I concur – for the life of me, I cannot get anything out of rap, or techno. For the most part, it all sounds the same to me.
But that doesn’t mean there’s nothing there – it only means that I don’t get anything out of it.
Humans tend to think of themselves as rational in deciding how music sounds. I submit that we are more like a partially-filled glass. We are filled with all the sounds we’ve ever heard, and all the things we’ve experienced.
If you play a piece of music for two different people, it’s like pouring ingredients into two different partially-filled glasses – the reaction depends on what was in there before.
How do you think the average person 200 years ago would react to the music of the Beatles? Some might enjoy it. But I think most of them would get less out of it than people alive today. (I was born in 1959, and I can remember when adults mostly agreed that the Beatles ‘couldn’t sing’. Hell, Louis Armstrong, as great a musical mind as this country has ever produced, hated bebop – my brother played me a live recording where a 55-year-old Satchmo played a parody of a bebop solo, conveying his comtempt for these kids who ‘couldn’t play’. This didn’t mean that bebop was a sham, nor that Armstrong didn’t have any musical sensibilities).
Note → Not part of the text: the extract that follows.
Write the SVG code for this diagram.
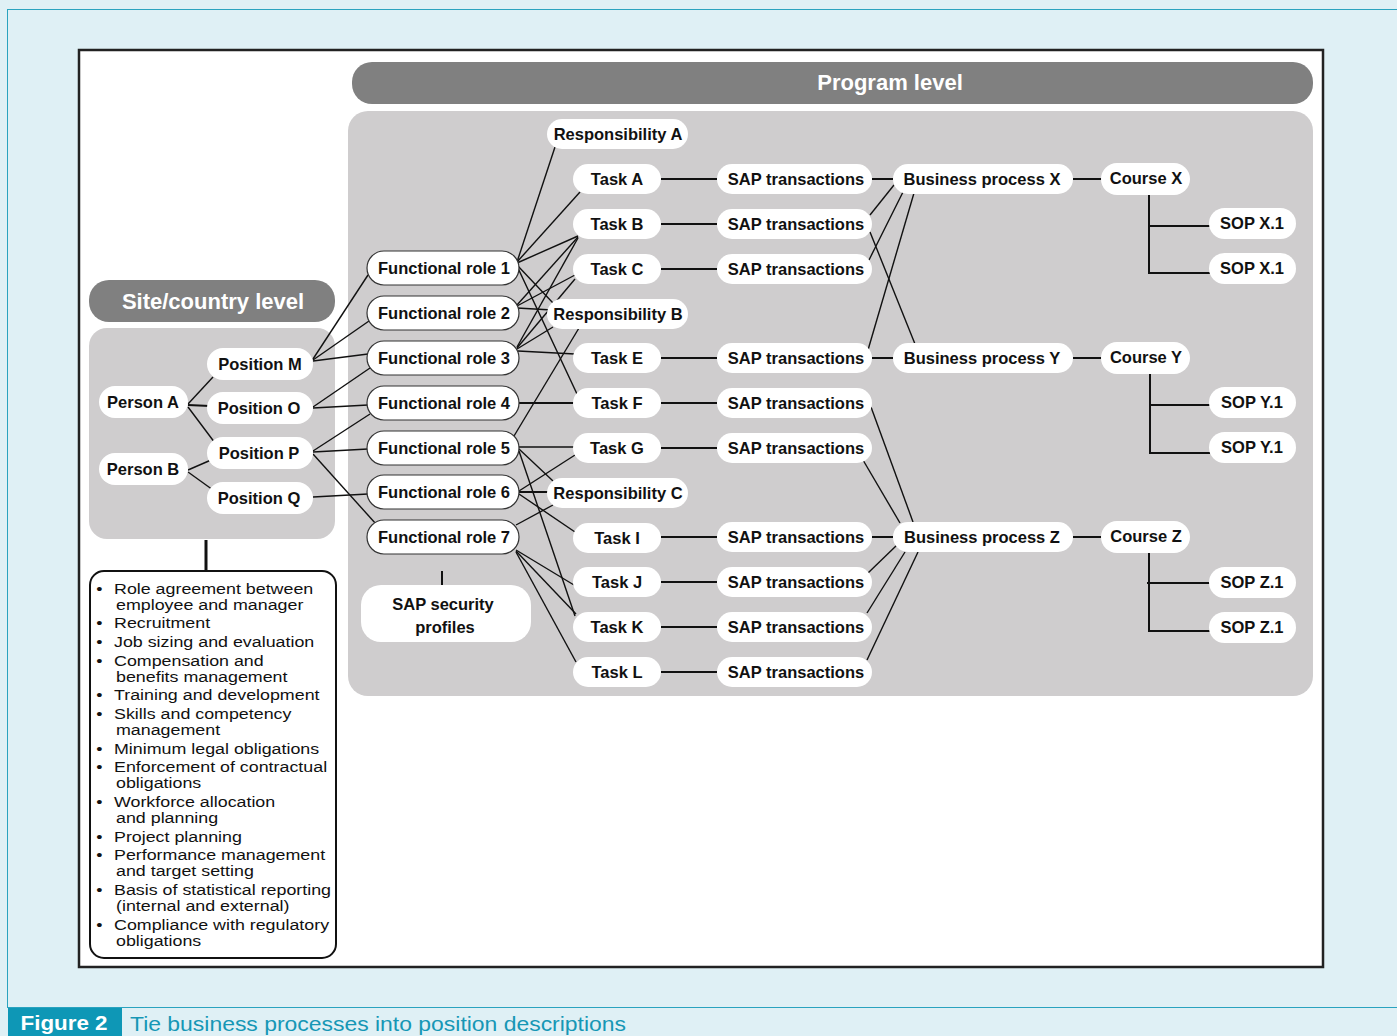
<svg xmlns="http://www.w3.org/2000/svg" width="1397" height="1036" viewBox="0 0 1397 1036">
<style>
.n{fill:#fff}
.fr{fill:#fff;stroke:#333;stroke-width:1.2}
.t{font-family:"Liberation Sans",Arial,sans-serif;font-weight:bold;font-size:16.5px;fill:#111;text-anchor:middle}
.hd{font-family:"Liberation Sans",Arial,sans-serif;font-weight:bold;font-size:22px;fill:#fff;text-anchor:middle}
.li{font-family:"Liberation Sans",Arial,sans-serif;font-size:15px;fill:#111}
.c line,.c polyline{stroke:#111;stroke-width:1.4;fill:none}
.c .h{stroke-width:2}
</style>
<rect x="0" y="0" width="1397" height="1036" fill="#dff0f5"/>
<rect x="7.5" y="9.5" width="1395" height="998" fill="#dff0f5" stroke="#2aa3bf" stroke-width="1"/>
<g id="caption">
<rect x="8" y="1008" width="114" height="28" fill="#0e97b6"/>
<text x="64" y="1030" font-family="Liberation Sans,Arial,sans-serif" font-weight="bold" font-size="21" fill="#fff" text-anchor="middle" textLength="87" lengthAdjust="spacingAndGlyphs">Figure 2</text>
<text x="130" y="1031" font-family="Liberation Sans,Arial,sans-serif" font-size="21" fill="#1697b5" textLength="496" lengthAdjust="spacingAndGlyphs">Tie business processes into position descriptions</text>
</g>
<rect x="79" y="50" width="1244" height="917" fill="#fff" stroke="#222" stroke-width="2.5"/>
<g id="program-level">
<rect x="352" y="62" width="961" height="42" rx="20" fill="#808080"/>
<text class="hd" x="890" y="90">Program level</text>
<rect x="348" y="111" width="965" height="585" rx="20" fill="#cfcdce"/>
</g>
<g id="site-level">
<rect x="89" y="280" width="246" height="42" rx="20" fill="#808080"/>
<text class="hd" x="213" y="309">Site/country level</text>
<rect x="89" y="328" width="246" height="211" rx="18" fill="#cfcdce"/>
</g>
<g id="connectors" class="c">
<line x1="206" y1="540" x2="206" y2="571" style="stroke-width:3"/>
<line x1="442" y1="571" x2="442" y2="587" style="stroke-width:2"/>
<line x1="188" y1="404" x2="213" y2="377"/>
<line class="h" x1="188" y1="405" x2="210" y2="406"/>
<line x1="188" y1="407" x2="215" y2="443"/>
<line x1="188" y1="470" x2="211" y2="460"/>
<line x1="188" y1="472" x2="213" y2="490"/>
<line x1="313" y1="359" x2="368" y2="275"/>
<line x1="313" y1="360" x2="369" y2="321"/>
<line x1="313" y1="361" x2="368" y2="354"/>
<line x1="313" y1="407" x2="370" y2="368"/>
<line x1="313" y1="408" x2="368" y2="405"/>
<line x1="313" y1="451" x2="370" y2="414"/>
<line x1="313" y1="452" x2="368" y2="449"/>
<line x1="313" y1="454" x2="376" y2="524"/>
<line x1="313" y1="497" x2="368" y2="494"/>
<line x1="517" y1="262" x2="555" y2="147"/>
<line x1="517" y1="262" x2="580" y2="192"/>
<line x1="517" y1="263" x2="578" y2="236"/>
<line x1="517" y1="265" x2="553" y2="303"/>
<line x1="517" y1="266" x2="577" y2="394"/>
<line x1="517" y1="305" x2="578" y2="237"/>
<line x1="517" y1="306" x2="575" y2="275"/>
<line x1="517" y1="308" x2="552" y2="310"/>
<line x1="517" y1="347" x2="578" y2="238"/>
<line x1="517" y1="348" x2="575" y2="279"/>
<line x1="517" y1="349" x2="553" y2="327"/>
<line x1="518" y1="351" x2="575" y2="354"/>
<line class="h" x1="519" y1="403" x2="575" y2="403"/>
<line x1="514" y1="436" x2="579" y2="328"/>
<line x1="519" y1="447" x2="575" y2="447"/>
<line x1="519" y1="449" x2="553" y2="481"/>
<line x1="519" y1="451" x2="575" y2="616"/>
<line x1="519" y1="491" x2="575" y2="455"/>
<line class="h" x1="519" y1="492" x2="549" y2="492"/>
<line x1="519" y1="494" x2="575" y2="532"/>
<line x1="516" y1="525" x2="553" y2="505"/>
<line x1="516" y1="550" x2="574" y2="585"/>
<line x1="516" y1="551" x2="576" y2="614"/>
<line x1="516" y1="552" x2="576" y2="662"/>
<line class="h" x1="661" y1="179" x2="717" y2="179"/>
<line class="h" x1="661" y1="224" x2="717" y2="224"/>
<line class="h" x1="661" y1="269" x2="717" y2="269"/>
<line class="h" x1="661" y1="358" x2="717" y2="358"/>
<line class="h" x1="661" y1="403" x2="717" y2="403"/>
<line class="h" x1="661" y1="448" x2="717" y2="448"/>
<line class="h" x1="661" y1="537" x2="717" y2="537"/>
<line class="h" x1="661" y1="582" x2="717" y2="582"/>
<line class="h" x1="661" y1="627" x2="717" y2="627"/>
<line class="h" x1="661" y1="672" x2="717" y2="672"/>
<line class="h" x1="872" y1="179" x2="893" y2="179"/>
<line x1="870" y1="215" x2="894" y2="185"/>
<line x1="869" y1="260" x2="903" y2="192"/>
<line x1="868" y1="350" x2="914" y2="193"/>
<line x1="870" y1="232" x2="915" y2="344"/>
<line class="h" x1="872" y1="358" x2="893" y2="358"/>
<line x1="871" y1="407" x2="913" y2="522"/>
<line x1="863" y1="460" x2="900" y2="523"/>
<line class="h" x1="872" y1="537" x2="893" y2="537"/>
<line x1="868" y1="573" x2="897" y2="545"/>
<line x1="867" y1="613" x2="905" y2="552"/>
<line x1="867" y1="660" x2="918" y2="552"/>
<line class="h" x1="1073" y1="179" x2="1102" y2="179"/>
<line class="h" x1="1073" y1="358" x2="1102" y2="358"/>
<line class="h" x1="1073" y1="537" x2="1102" y2="537"/>
<polyline class="h" points="1149,195 1149,273 1210,273"/>
<line class="h" x1="1149" y1="226" x2="1210" y2="226"/>
<polyline class="h" points="1150,374 1150,453 1210,453"/>
<line class="h" x1="1150" y1="405" x2="1210" y2="405"/>
<polyline class="h" points="1149,553 1149,631 1210,631"/>
<line class="h" x1="1147" y1="583" x2="1210" y2="583"/>
</g>
<g id="node-person-a"><rect class="n" x="99" y="386" width="89" height="32" rx="16"/><text class="t" x="143" y="408">Person A</text></g>
<g id="node-person-b"><rect class="n" x="99" y="453" width="89" height="32" rx="16"/><text class="t" x="143" y="475">Person B</text></g>
<g id="node-position-m"><rect class="n" x="207" y="348" width="106" height="32" rx="16"/><text class="t" x="260" y="370">Position M</text></g>
<g id="node-position-o"><rect class="n" x="207" y="392" width="106" height="32" rx="16"/><text class="t" x="259" y="414">Position O</text></g>
<g id="node-position-p"><rect class="n" x="207" y="437" width="106" height="32" rx="16"/><text class="t" x="259" y="459">Position P</text></g>
<g id="node-position-q"><rect class="n" x="207" y="482" width="106" height="32" rx="16"/><text class="t" x="259" y="504">Position Q</text></g>
<g id="node-fr1"><rect class="fr" x="367" y="251" width="152" height="34" rx="17"/><text class="t" x="444" y="274">Functional role 1</text></g>
<g id="node-fr2"><rect class="fr" x="367" y="296" width="152" height="34" rx="17"/><text class="t" x="444" y="319">Functional role 2</text></g>
<g id="node-fr3"><rect class="fr" x="367" y="341" width="152" height="34" rx="17"/><text class="t" x="444" y="364">Functional role 3</text></g>
<g id="node-fr4"><rect class="fr" x="367" y="386" width="152" height="34" rx="17"/><text class="t" x="444" y="409">Functional role 4</text></g>
<g id="node-fr5"><rect class="fr" x="367" y="431" width="152" height="34" rx="17"/><text class="t" x="444" y="454">Functional role 5</text></g>
<g id="node-fr6"><rect class="fr" x="367" y="475" width="152" height="34" rx="17"/><text class="t" x="444" y="498">Functional role 6</text></g>
<g id="node-fr7"><rect class="fr" x="367" y="520" width="152" height="34" rx="17"/><text class="t" x="444" y="543">Functional role 7</text></g>
<g id="node-sap-security"><rect class="n" x="361" y="585" width="170" height="57" rx="20"/><text class="t" x="443" y="610">SAP security</text><text class="t" x="445" y="633">profiles</text></g>
<g id="node-resp-a"><rect class="n" x="547" y="119" width="141" height="30" rx="15"/><text class="t" x="618" y="140">Responsibility A</text></g>
<g id="node-resp-b"><rect class="n" x="547" y="299" width="141" height="30" rx="15"/><text class="t" x="618" y="320">Responsibility B</text></g>
<g id="node-resp-c"><rect class="n" x="547" y="478" width="141" height="30" rx="15"/><text class="t" x="618" y="499">Responsibility C</text></g>
<g id="node-task-a"><rect class="n" x="573" y="164" width="88" height="30" rx="15"/><text class="t" x="617" y="185">Task A</text></g>
<g id="node-task-b"><rect class="n" x="573" y="209" width="88" height="30" rx="15"/><text class="t" x="617" y="230">Task B</text></g>
<g id="node-task-c"><rect class="n" x="573" y="254" width="88" height="30" rx="15"/><text class="t" x="617" y="275">Task C</text></g>
<g id="node-task-e"><rect class="n" x="573" y="343" width="88" height="30" rx="15"/><text class="t" x="617" y="364">Task E</text></g>
<g id="node-task-f"><rect class="n" x="573" y="388" width="88" height="30" rx="15"/><text class="t" x="617" y="409">Task F</text></g>
<g id="node-task-g"><rect class="n" x="573" y="433" width="88" height="30" rx="15"/><text class="t" x="617" y="454">Task G</text></g>
<g id="node-task-i"><rect class="n" x="573" y="523" width="88" height="30" rx="15"/><text class="t" x="617" y="544">Task I</text></g>
<g id="node-task-j"><rect class="n" x="573" y="567" width="88" height="30" rx="15"/><text class="t" x="617" y="588">Task J</text></g>
<g id="node-task-k"><rect class="n" x="573" y="612" width="88" height="30" rx="15"/><text class="t" x="617" y="633">Task K</text></g>
<g id="node-task-l"><rect class="n" x="573" y="657" width="88" height="30" rx="15"/><text class="t" x="617" y="678">Task L</text></g>
<g id="node-sap-1"><rect class="n" x="717" y="164" width="155" height="30" rx="15"/><text class="t" x="796" y="185">SAP transactions</text></g>
<g id="node-sap-2"><rect class="n" x="717" y="209" width="155" height="30" rx="15"/><text class="t" x="796" y="230">SAP transactions</text></g>
<g id="node-sap-3"><rect class="n" x="717" y="254" width="155" height="30" rx="15"/><text class="t" x="796" y="275">SAP transactions</text></g>
<g id="node-sap-4"><rect class="n" x="717" y="343" width="155" height="30" rx="15"/><text class="t" x="796" y="364">SAP transactions</text></g>
<g id="node-sap-5"><rect class="n" x="717" y="388" width="155" height="30" rx="15"/><text class="t" x="796" y="409">SAP transactions</text></g>
<g id="node-sap-6"><rect class="n" x="717" y="433" width="155" height="30" rx="15"/><text class="t" x="796" y="454">SAP transactions</text></g>
<g id="node-sap-7"><rect class="n" x="717" y="522" width="155" height="30" rx="15"/><text class="t" x="796" y="543">SAP transactions</text></g>
<g id="node-sap-8"><rect class="n" x="717" y="567" width="155" height="30" rx="15"/><text class="t" x="796" y="588">SAP transactions</text></g>
<g id="node-sap-9"><rect class="n" x="717" y="612" width="155" height="30" rx="15"/><text class="t" x="796" y="633">SAP transactions</text></g>
<g id="node-sap-10"><rect class="n" x="717" y="657" width="155" height="30" rx="15"/><text class="t" x="796" y="678">SAP transactions</text></g>
<g id="node-bp-x"><rect class="n" x="893" y="164" width="180" height="30" rx="15"/><text class="t" x="982" y="185">Business process X</text></g>
<g id="node-bp-y"><rect class="n" x="893" y="343" width="180" height="30" rx="15"/><text class="t" x="982" y="364">Business process Y</text></g>
<g id="node-bp-z"><rect class="n" x="893" y="522" width="180" height="30" rx="15"/><text class="t" x="982" y="543">Business process Z</text></g>
<g id="node-course-x"><rect class="n" x="1101" y="163" width="89" height="32" rx="16"/><text class="t" x="1146" y="184">Course X</text></g>
<g id="node-course-y"><rect class="n" x="1101" y="342" width="89" height="32" rx="16"/><text class="t" x="1146" y="363">Course Y</text></g>
<g id="node-course-z"><rect class="n" x="1101" y="521" width="89" height="32" rx="16"/><text class="t" x="1146" y="542">Course Z</text></g>
<g id="node-sop-x1a"><rect class="n" x="1209" y="208" width="87" height="31" rx="15.5"/><text class="t" x="1252" y="229">SOP X.1</text></g>
<g id="node-sop-x1b"><rect class="n" x="1209" y="253" width="87" height="31" rx="15.5"/><text class="t" x="1252" y="274">SOP X.1</text></g>
<g id="node-sop-y1a"><rect class="n" x="1209" y="387" width="87" height="31" rx="15.5"/><text class="t" x="1252" y="408">SOP Y.1</text></g>
<g id="node-sop-y1b"><rect class="n" x="1209" y="432" width="87" height="31" rx="15.5"/><text class="t" x="1252" y="453">SOP Y.1</text></g>
<g id="node-sop-z1a"><rect class="n" x="1209" y="567" width="87" height="31" rx="15.5"/><text class="t" x="1252" y="588">SOP Z.1</text></g>
<g id="node-sop-z1b"><rect class="n" x="1209" y="612" width="87" height="31" rx="15.5"/><text class="t" x="1252" y="633">SOP Z.1</text></g>
<g id="node-uses-list">
<rect x="90" y="571" width="246" height="387" rx="14" fill="#fff" stroke="#111" stroke-width="2"/>
<g class="li" transform="translate(114,0) scale(1.19,1)">
<text x="-15" y="594">•</text><text x="0" y="594">Role agreement between</text>
<text x="1.7" y="610">employee and manager</text>
<text x="-15" y="628">•</text><text x="0" y="628">Recruitment</text>
<text x="-15" y="647">•</text><text x="0" y="647">Job sizing and evaluation</text>
<text x="-15" y="666">•</text><text x="0" y="666">Compensation and</text>
<text x="1.7" y="682">benefits management</text>
<text x="-15" y="700">•</text><text x="0" y="700">Training and development</text>
<text x="-15" y="719">•</text><text x="0" y="719">Skills and competency</text>
<text x="1.7" y="735">management</text>
<text x="-15" y="754">•</text><text x="0" y="754">Minimum legal obligations</text>
<text x="-15" y="772">•</text><text x="0" y="772">Enforcement of contractual</text>
<text x="1.7" y="788">obligations</text>
<text x="-15" y="807">•</text><text x="0" y="807">Workforce allocation</text>
<text x="1.7" y="823">and planning</text>
<text x="-15" y="842">•</text><text x="0" y="842">Project planning</text>
<text x="-15" y="860">•</text><text x="0" y="860">Performance management</text>
<text x="1.7" y="876">and target setting</text>
<text x="-15" y="895">•</text><text x="0" y="895">Basis of statistical reporting</text>
<text x="1.7" y="911">(internal and external)</text>
<text x="-15" y="930">•</text><text x="0" y="930">Compliance with regulatory</text>
<text x="1.7" y="946">obligations</text>
</g>
</g>
</svg>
IMO, whatever music sounds like 200 years from now, two things will be true:
It will sound different than it does today; and
The people alive then will hear it with a different perspective than we would if we were alive.
And let’s not forget the ultimatly ephemeral nature of human culture. Sure, some day, thousands of years from now, humankind might have created every song that could possibly be created… but how would we ever know? Someone in 3542 might compose a song that is, completely by coincidence, exactly identical to Beethoven’s Ninth, but since all records of Beethoven’s very exsistence (to say nothing of his music) were lost in the great Potato War of 2904, everyone will think it’s brand new.
I’d also wonder if there’s a limit to the amount of music that human culture as a whole can retain and ‘keep a hold on’ before it becomes to big to keep a handle on. If a particular tune has been written already, but is locked in a digital archive in the Library of Earth where no-one’s even looked at it in seven thousand years, and then somebody comes up with the same tune again, isn’t it really, in a sense, new music?? Just a thought.
If you squint-up your ears right there has never been such a thing as a completely original piece of music. Everything has a precedent.
FWIW, listening to recent contemporary pop music if you’re over 35 is likely to give you a queasy case of deja-vu (or deja-ecoute ?) This has probably always been the case.